Overall, the township is going to have to pay $33,000  more this year – $364,000 – for the same benefits they had last year.

The quotes received:

  • Current provider: $397,600, a 9.2 percent increase;
  • Regional Insurer A: $481,500, a 32.3 percent increase;
  • Regional Insurer B: $481,300, a 32.2 percent increase; and
  • National Insurer, $696,000, a 75.1 percent increase.

Let’s put that 9.2 percent in context.

Inflation in the U.S. has cooled to roughly 3 to 4 percent over the past year. Wages, depending on the sector, are growing somewhere in that same range. There’s volatility right now in energy and fuel prices, with attached increases at the grocery store for many goods.  Most households are adjusting to smaller, steadier increases after the spikes of the past few years.

This is just a quick snapshot of how costs for local government are going up across this region of Ohio. Across the county, local governments are dealing with the same issues. Revenues are relatively flat, but costs are not. Health insurance, equipment, materials, and contracted services are all rising faster than the income streams that fund them.

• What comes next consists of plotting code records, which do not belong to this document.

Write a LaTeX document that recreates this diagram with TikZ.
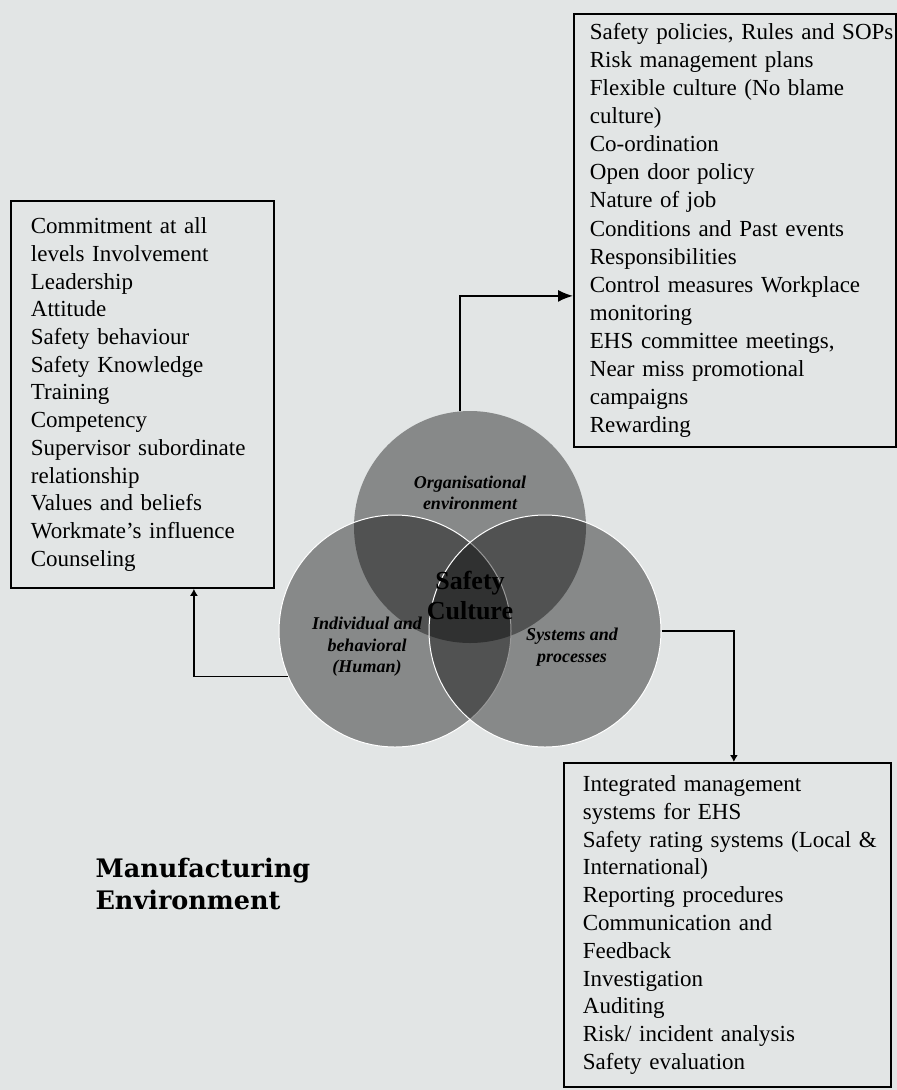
\documentclass[tikz,border=0pt]{standalone}
\usepackage{fontspec}
\setmainfont{Liberation Serif}
\newfontfamily\titlefont{DejaVu Serif}
\usetikzlibrary{arrows.meta,positioning}
\definecolor{PaperGray}{RGB}{226,229,229}
\tikzset{
  listbox/.style={draw=black,line width=1.8pt,rectangle,anchor=north west,
    align=left,inner xsep=20pt,font=\fontsize{23}{27.7}\selectfont},
  ring/.style={circle,minimum size=232pt,inner sep=0pt,fill=black,
    fill opacity=0.4},
  ringlabel/.style={align=center,
    font=\bfseries\itshape\fontsize{18}{21.5}\selectfont},
  link/.style={-{Latex[length=15pt,width=12pt]},line width=1.6pt,draw=black},
  smalllink/.style={link,-{Latex[length=7pt,width=8pt]}},
}

\begin{document}
\begin{tikzpicture}[x=1pt,y=-1pt]
  \fill[PaperGray] (0,0) rectangle (897,1090);
  \useasboundingbox (0,0) rectangle (897,1090);
  % three overlapping rings
  \node[ring] (org) at (470,527) {};
  \node[ring,draw=white,line width=1pt] (ind) at (395,631) {};
  \node[ring,draw=white,line width=1pt] (sys) at (545,631) {};
  \node[ringlabel] (orglabel) at (470,493) {Organisational\\environment};
  \node[ringlabel] (indlabel) at (367,647) {Individual and\\behavioral\\(Human)};
  \node[ringlabel] (syslabel) at (572,647) {Systems and\\processes};
  \node[align=center,font=\bfseries\fontsize{26}{30}\selectfont] (culture)
    at (470,595) {Safety\\Culture};
  % factor lists
  \node[listbox,minimum width=263pt,minimum height=387pt,text width=223pt]
    (humanbox) at (10,200) {Commitment at all\\levels Involvement\\Leadership\\
    Attitude\\Safety behaviour\\Safety Knowledge\\Training\\Competency\\
    Supervisor subordinate\\relationship\\Values and beliefs\\
    Workmate's influence\\Counseling};
  \node[listbox,minimum width=322pt,minimum height=433pt,inner xsep=16pt,
    text width=290pt,font=\fontsize{23}{28.1}\selectfont]
    (orgbox) at (573,13) {\mbox{Safety policies, Rules and SOPs}\\
    Risk management plans\\Flexible culture (No blame\\culture)\\
    Co-ordination\\Open door policy\\Nature of job\\
    Conditions and Past events\\Responsibilities\\
    Control measures Workplace\\monitoring\\EHS committee meetings,\\
    Near miss promotional\\campaigns\\Rewarding};
  \node[listbox,minimum width=327pt,minimum height=324pt,inner xsep=19pt,
    text width=289pt,font=\fontsize{23}{27.8}\selectfont]
    (sysbox) at (563,762) {Integrated management\\
    systems for EHS\\\mbox{Safety rating systems (Local \&}\\International)\\
    Reporting procedures\\Communication and\\Feedback\\Investigation\\
    Auditing\\Risk/ incident analysis\\Safety evaluation};
  \node[anchor=west,align=left,
    font=\titlefont\bfseries\fontsize{25.5}{32}\selectfont]
    (setting) at (92,884) {Manufacturing\\Environment};
  % connectors
  \draw[link] (org.95) |- ([yshift=-65.5pt]orgbox.west);
  \draw[smalllink] (ind.203) -| ([xshift=51.5pt]humanbox.south);
  \draw[smalllink] (sys.east) -| ([xshift=6.5pt]sysbox.north);
\end{tikzpicture}
\end{document}
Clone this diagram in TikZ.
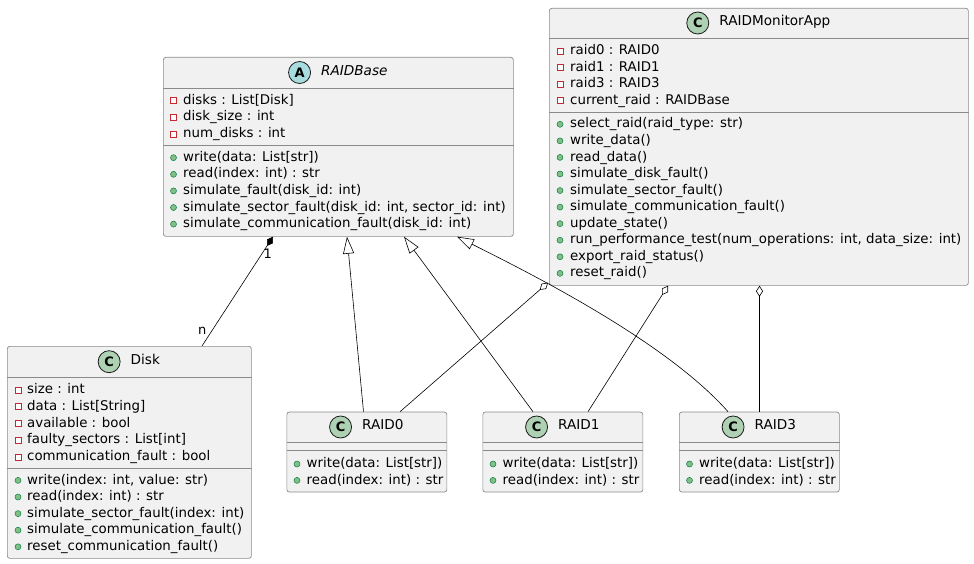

We are already seeing the effects.

In one Trumbull County community of roughly 10,000 residents, officials have paused the annual road paving program. Not because the need disappeared, but because the money did. The cost of maintaining core services is crowding out everything else. School districts across the area are looking at cutting services, like busing and afterschool programs, or teachers.

That is how a 9 percent insurance increase shows up in real life, and where communication matters for organizations facing difficult situations. No one in Bazetta made a bad decision. They reviewed the bids, avoided far worse outcomes, and kept the increase as low as the market allowed.

Here’s where good communication comes in. At the township meeting, trustees talked about how they asked for multiple quotes and relied on a long standing relationship with an agent to negotiate the best possible rate. They were careful to point out that no cutbacks were being considered, especially for employees.

For taxpayers, that’s the key point. They want to know if taxes will increase, if services will decrease and if there was any way to avoid the cost hike.  A 9 percent increase can be the right decision. But if it is not explained clearly, it will not feel like one.